After this verse was announced, Muhammad proceeded to reject the existing Arabian norms. Thereafter, Zayd reverted to being known by his original name of "Zayd ibn Harithah" instead of "Zayd ibn Muhammad".

Some Muslim historians have understood the discrepancy between Muhammad's private thoughts and his expressed words to refer, not to a desire to marry Zaynab, but only to a prophetic foreknowledge that the marriage was going to happen.

====The wedding====
Muhammad married Zaynab as soon as her waiting-period from her divorce was complete, on 27 March 627. He went into her house when she did not expect him and without knocking. She asked him: "Is it going to be like this, without any witnesses or trustee (wali) for our union?" Muhammad replied: "Allah is the witness and Gabriel is the trustee."

Muhammad gave Zaynab a dower of 400 dirhams. Later he held a wedding banquet for her and slaughtered a sheep. Anas ibn Malik said there were over seventy guests, and that none of Muhammad's other wives was given such a large banquet.

Anas narrates: The marriage of Zainab bint Jahash was mentioned in the presence of Anas and he said, "I did not see the Prophet giving a better banquet on marrying any of his wives than the one he gave on marrying Zainab. He then gave a banquet with one sheep."

Anas narrates: "The Prophet offered a wedding banquet on the occasion of his marriage to Zainab, and provided a good meal for the Muslims. Then he went out as was his custom on marrying, he came to the dwelling places of the mothers of the Believers (i.e. his wives) invoking good (on them), and they were invoking good (on him). Then he departed (and came back) and saw two men (still sitting there). So he left again. I do not remember whether I informed him or he was informed (by somebody else) of their departure."

As soon as the men had departed, Muhammad announced a new ayat of the Quran.

O you who have believed, do not enter the houses of the Prophet except when you are permitted for a meal, without awaiting its readiness. But when you are invited, then enter; and when you have eaten, disperse without seeking to remain for conversation. Indeed, that was troubling the Prophet, and he is shy of [dismissing] you. But Allah is not shy of the truth. And when you ask [his wives] for something, ask them from behind a partition. That is purer for your hearts and their hearts. And it is not for you to harm the Messenger of Allah or to marry his wives after him, ever. Indeed, that would be in the sight of Allah an enormity.

===Life in Medina===
Aisha believed that Muhammad's favourite wives, after herself, were Zaynab and Umm Salama. She said: "Zaynab was my equal in beauty and in the Prophet's love for her." Umm Salama said of Zaynab: "The Messenger of Allah liked her and he also used to become vexed with her." On two occasions, when Muhammad divided a gift of food among all his wives, Zaynab was displeased with her portion and sent it back to him.

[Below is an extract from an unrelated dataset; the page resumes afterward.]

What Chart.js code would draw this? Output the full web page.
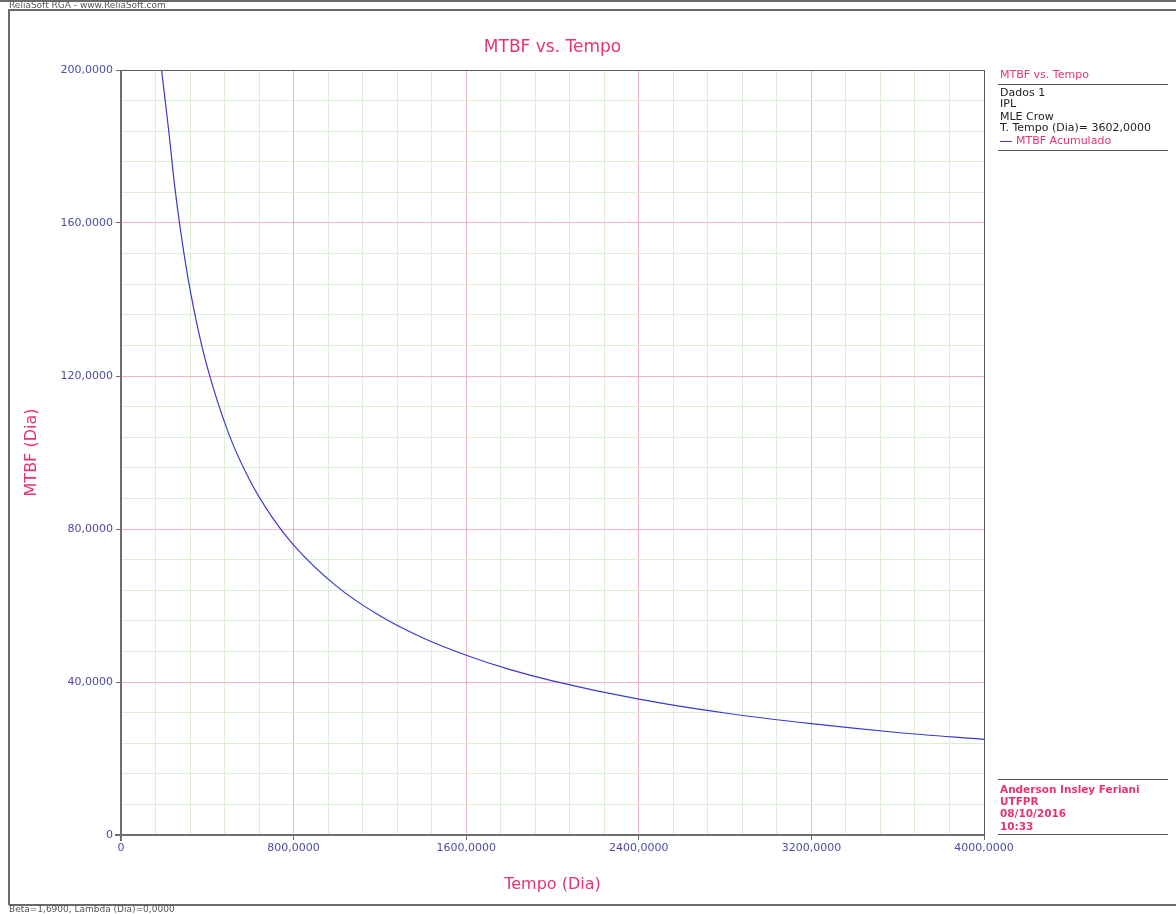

Several traditions indicate conflict between Zaynab and her co-wives. She used to boast to them: "You were given in marriage by your families, while I was married (to the Prophet) by Allah from over seven Heavens." In one quarrel, Zaynab shouted insults at Aisha while Muhammad was present. Aisha retaliated with "hot words until I made her quiet." Muhammad only commented that Aisha was "really the daughter of Abu Bakr." Another time Zaynab refused to lend her spare camel to Safiyya; Muhammad was so angry that he did not speak to Zaynab for over two months. Aisha related that the wives were divided into two factions, one led by herself and the other by Umm Salama. Zaynab was allied to Umm Salama, together with Umm Habiba, Juwayriyya and Maymunah.

Yet it was Zaynab who defended Aisha when the latter was accused of adultery. Muhammad asked her if she knew anything about it, and Zaynab replied: "O Allah's Messenger! I refrain to claim hearing or seeing what I have not heard or seen. By Allah, I know nothing except goodness about Aisha." Aisha conceded: "I have never seen a woman more advanced in religious piety than Zaynab, more God-conscious, more truthful, more alive to the ties of blood, more generous and having more sense of self-sacrifice in practical life and having more charitable disposition and thus more close to God, the Exalted, than she was."

Zaynab had a reputation for being prayerful. She prayed so much by night that she hung a rope between two pillars in the mosque and held onto it when she became too tired to stand. When Muhammad discovered the rope, he removed it and told her that when she became tired, she should stop praying and sit down.

==Later life==
After Muhammad's death, Zaynab never left Medina again. She was a widow for nine years, during which time she narrated eleven ahadith.

She continued to work at tanning and leather-crafts, and she gave away all her profits in charity. Even when Caliph Umar sent her the pension of 12,000 dirhams that he allowed to all of Muhammad's widows, Zaynab gave it all away to various poor families in Medina. At her death, her heirs did not find a single coin in her house.

==Death==
Zaynab died during the caliphate of Umar in 20 AH, in the summer of 640 or 641 CE, being the first of Muhammad's widows to die after him. She was 53 (lunar) years old.